Prosegue e si conclude il colloquio tra don Abbondio e il cardinale che lo rimprovera di aver fatto ricorso al pretesto dei superiori per rinviare la cerimonia, di non aver invece pensato a chiedere la sua protezione contro il prepotente che si è fatto forza della sua paura («- I pareri di Perpetua! - pensava stizzosamente don Abbondio»).
Ma è un colloquio tra interlocutori destinati a non comprendersi: da una parte il cardinale, implacabile censore anche di se stesso, le cui parole - di tono sostenuto con frequenti richiami biblici - scaturiscono dall'idea di un dovere che non può mai essere eluso; dall'altra don Abbondio, le cui intime convinzioni sono espresse solo tra sé e sé, con le consuete espressioni popolaresche e volgari, mentre le risposte al cardinale suonano tortuose ed evasive.
Eppure, alla fine, anche don Abbondio risulta commosso dalle parole di carità («Era, se ci si lascia passare questo paragone, come lo stoppino umido e ammaccato d'una candela, che presentato alla fiamma d'una gran torcia, da principio fuma, schizza, scoppietta, non ne vuol sapere nulla; ma alla fine s'accende e, bene o male, brucia») e promette di cambiare atteggiamento.
La mattina seguende donna Prassede viene a prendere Lucia.

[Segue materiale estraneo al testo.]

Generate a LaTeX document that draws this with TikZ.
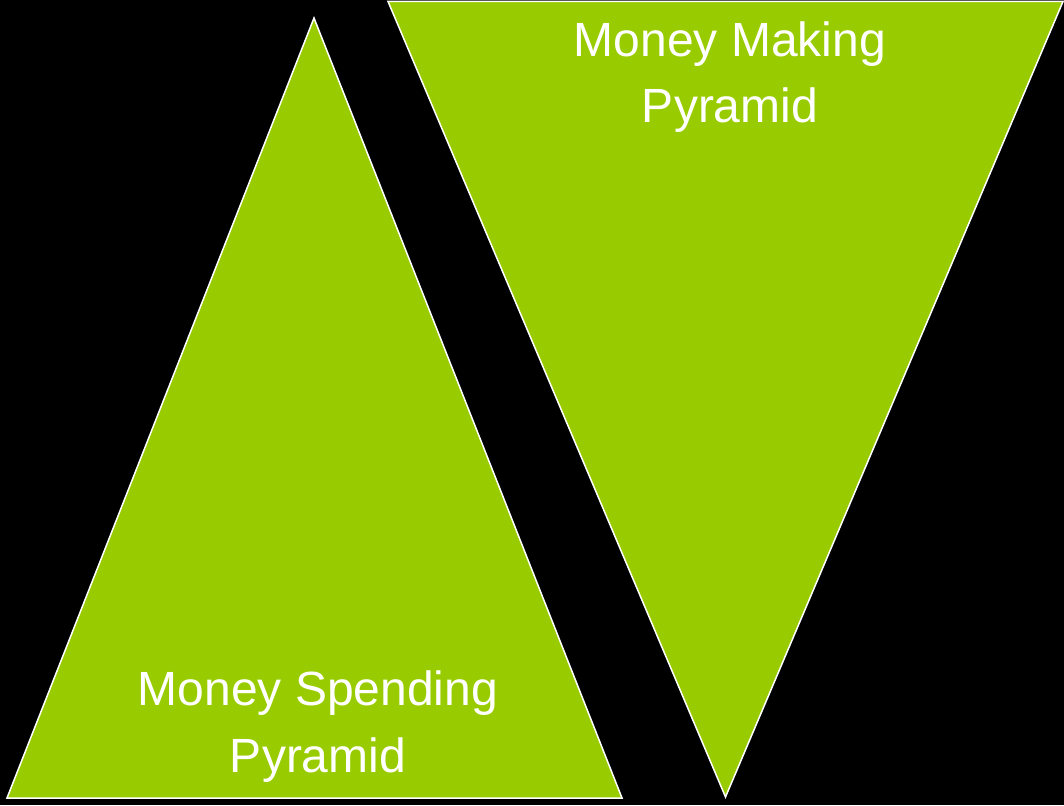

L'innominato fa recapitare ad Agnese, tramite il cardinale, cento scudi per la dote della ragazza.
Agnese si precipita da Lucia per comunicarle l'inattesa fortuna: con quei soldi potranno raggiungere Renzo, appena avranno sue notizie. Lucia però le rivela il voto e la prega quindi di mandare la metà della somma «a quel poverino», con la notizia del voto e la raccomandazione di mettersi il cuore in pace. Agnese, «stupefatta e
costernata», acconsente. Si salutano tristemente, ripromettendosi di rivedersi l'autunno seguente.

Da Renzo non giungono notizie: il governatore spagnolo l'ha fatto ricercare per via ufficiale, ma il governo veneziano ha interesse a trattenere i filatori di seta, pertanto le ricerche sono state molto superficiali, tali comunque da mettere sull'avviso Bortolo che l'ha sistemato in un altro paese, sotto il nome di Antonio Rivolta, simulandone con tutti, quindi anche con gli inviati del cardinale, la scomparsa a sua insaputa.